By Rick Kisonak | October 11, 2001

Palooka-faced Danny Hoch is a twentysomething actor, writer and comic cameleon whose most recent one man show has been made into a full length feature now going into theatrical release. In the tradition of Eddie Murphy, Whoopie Goldberg but, most reminiscently, Richard Pryor, Hoch morphs through a succession of characters in the course of his shows while offering a combination of social comment, laughs and pathos.
Though both white and Jewish, Hoch clearly has embraced the culture of young black America. The film is set to a propulsive hip hop soundtrack and three of the eight characters the performer inhabits here are whites aspiring to gangsta status. In one of the picture’s early and funniest sequences, a slacker living in the attic of his parents’ suburban home fantasizes that he’s a famous rapper trading showbiz banter with Jay Leno on The Tonight Show. It’s an hilarious bit in which he shrugs off his reality with the straight-faced rationalization “Even though I live in Montana, I got the ghetto in my heart every day, dude.” Just as Rupert Pupkin’s did in a similar situation, the kid’s mother continually interrupts his reveries with shouts from offstage. She reminds her son that he’ll be late for work if he doesn’t leave soon. Mortified, Hoch explains to his phantom host “I don’t have to work at Hardy’s because I’m a millionaire f*****g rapper, you know what I’m saying? But I just like to help out my community every now and then.”

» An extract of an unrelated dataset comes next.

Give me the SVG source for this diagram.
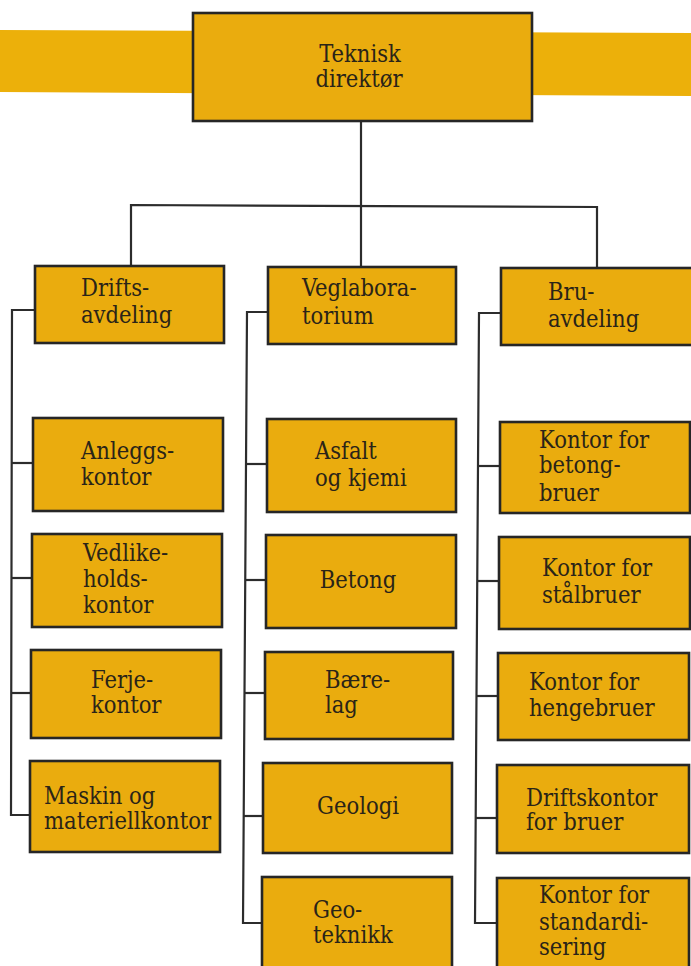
<svg xmlns="http://www.w3.org/2000/svg" width="691" height="966" viewBox="0 0 691 966">
  <style>
    .box { fill: #EAAC0E; stroke: #262626; stroke-width: 2.6; }
    .band { fill: #ECB00A; }
    .wire { fill: none; stroke: #2c2c2c; stroke-width: 2.2; stroke-linejoin: miter; }
    text { font-family: "DejaVu Serif Condensed", "DejaVu Serif", serif; font-stretch: condensed; font-size: 23.5px; fill: #2a2418; }
    .c { text-anchor: middle; }
  </style>
  <rect width="691" height="966" fill="#ffffff"/>
  <!-- horizontal colour band behind the top box -->
  <polygon class="band" points="0,30 691,33 691,96 0,92"/>

  <!-- connectors -->
  <g id="connectors">
    <polyline class="wire" points="361,121 361,206"/>
    <polyline class="wire" points="131,266 131,205 597,207 597,269"/>
    <polyline class="wire" points="361,206 361,267"/>
    <!-- Driftsavdeling branch -->
    <polyline class="wire" points="35,310 12,310 11,815 30,815"/>
    <line class="wire" x1="12" y1="463" x2="33" y2="463"/>
    <line class="wire" x1="12" y1="578" x2="32" y2="578"/>
    <line class="wire" x1="11" y1="693" x2="31" y2="693"/>
    <!-- Veglaboratorium branch -->
    <polyline class="wire" points="268,312 247,312 243,923 262,923"/>
    <line class="wire" x1="246" y1="464" x2="267" y2="464"/>
    <line class="wire" x1="246" y1="580" x2="266" y2="580"/>
    <line class="wire" x1="244" y1="693" x2="265" y2="693"/>
    <line class="wire" x1="244" y1="816" x2="263" y2="816"/>
    <!-- Bruavdeling branch -->
    <polyline class="wire" points="501,313 479,313 475,923 497,923"/>
    <line class="wire" x1="478" y1="466" x2="500" y2="466"/>
    <line class="wire" x1="477" y1="581" x2="499" y2="581"/>
    <line class="wire" x1="476" y1="696" x2="498" y2="696"/>
    <line class="wire" x1="476" y1="818" x2="497" y2="818"/>
  </g>

  <g id="teknisk-direktor">
    <rect class="box" x="193" y="13" width="339" height="108"/>
    <text class="c" x="360" y="62">Teknisk</text>
    <text class="c" x="359" y="87">direktør</text>
  </g>

  <g id="driftsavdeling">
    <rect class="box" x="35" y="266" width="189" height="77"/>
    <text x="81" y="296">Drifts-</text>
    <text x="81" y="323">avdeling</text>
  </g>
  <g id="veglaboratorium">
    <rect class="box" x="268" y="267" width="188" height="77"/>
    <text x="302" y="296">Veglabora-</text>
    <text x="302" y="324">torium</text>
  </g>
  <g id="bruavdeling">
    <rect class="box" x="501" y="268" width="194" height="77"/>
    <text x="548" y="300">Bru-</text>
    <text x="548" y="327">avdeling</text>
  </g>

  <!-- Driftsavdeling offices -->
  <g id="anleggskontor">
    <rect class="box" x="33" y="418" width="190" height="93"/>
    <text x="81" y="459">Anleggs-</text>
    <text x="81" y="485">kontor</text>
  </g>
  <g id="vedlikeholdskontor">
    <rect class="box" x="32" y="534" width="190" height="93"/>
    <text x="83" y="561">Vedlike-</text>
    <text x="83" y="587">holds-</text>
    <text x="83" y="613">kontor</text>
  </g>
  <g id="ferjekontor">
    <rect class="box" x="31" y="650" width="190" height="88"/>
    <text x="91" y="688">Ferje-</text>
    <text x="91" y="713">kontor</text>
  </g>
  <g id="maskinkontor">
    <rect class="box" x="30" y="761" width="190" height="91"/>
    <text x="44" y="804">Maskin og</text>
    <text x="44" y="829">materiellkontor</text>
  </g>

  <!-- Veglaboratorium sections -->
  <g id="asfalt">
    <rect class="box" x="267" y="419" width="189" height="93"/>
    <text x="315" y="459">Asfalt</text>
    <text x="315" y="486">og kjemi</text>
  </g>
  <g id="betong">
    <rect class="box" x="266" y="535" width="190" height="93"/>
    <text class="c" x="358" y="588">Betong</text>
  </g>
  <g id="baerelag">
    <rect class="box" x="265" y="652" width="188" height="87"/>
    <text x="325" y="688">Bære-</text>
    <text x="325" y="713">lag</text>
  </g>
  <g id="geologi">
    <rect class="box" x="263" y="763" width="189" height="90"/>
    <text class="c" x="358" y="814">Geologi</text>
  </g>
  <g id="geoteknikk">
    <rect class="box" x="262" y="877" width="190" height="95"/>
    <text x="313" y="918">Geo-</text>
    <text x="313" y="943">teknikk</text>
  </g>

  <!-- Bruavdeling offices -->
  <g id="betongbruer">
    <rect class="box" x="500" y="422" width="190" height="91"/>
    <text x="539" y="448">Kontor for</text>
    <text x="539" y="473">betong-</text>
    <text x="539" y="501">bruer</text>
  </g>
  <g id="stalbruer">
    <rect class="box" x="499" y="537" width="191" height="92"/>
    <text x="542" y="576">Kontor for</text>
    <text x="542" y="603">stålbruer</text>
  </g>
  <g id="hengebruer">
    <rect class="box" x="498" y="653" width="191" height="87"/>
    <text x="529" y="690">Kontor for</text>
    <text x="529" y="716">hengebruer</text>
  </g>
  <g id="driftskontor-bruer">
    <rect class="box" x="497" y="765" width="192" height="88"/>
    <text x="526" y="806">Driftskontor</text>
    <text x="526" y="830">for bruer</text>
  </g>
  <g id="standardisering">
    <rect class="box" x="497" y="878" width="192" height="95"/>
    <text x="539" y="903">Kontor for</text>
    <text x="539" y="930">standardi-</text>
    <text x="539" y="955">sering</text>
  </g>
</svg>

In other sequences he’s equally convincing whether as a prison inmate dying of AIDS, a 19 year old Bronx community college student left with brain damage and speech difficulties by his mother’s use of crack when she was pregnant, a jailed street vendor who rails against the injustice of a system which incarcerates him for peddling Simpson (both Bart and O.J.) t-shirts but finds it adorable when little white kids sell lemonade by the roadside or, most poignantly perhaps, as a troubled upstate prison guard forced to seek therapy for his rage problem after going medieval on a prisoner. It’s a haunting scene that reveals the deapth of Hoch’s talent both as an actor and a verbal acrobat. Scared, suspicious and completely out of his element, the character doesn’t know what to make of it when his female shrink asks what seems to him an arbitrary series of questions. “What is this,” he snaps, “some sort of casual, impromptu probe into my s**t?”
Hoch and codirector Mark Benjamin shot the film in a variety of settings- on the street, on various stages and in real penitentaries for audiences of real and clearly respectful inmates- and wove the different performances together into a wild, rapid-fire collage that’s as fiercely funny, original and provocative as anything I’ve seen on a screen in a good long while.
Hoch is an artist of uncommon humor, intellect, presence and humanity. If he is not very big very soon, there truly is no justice in the world. If I were Jay Leno, I’d be picking up the phone right about now. For real.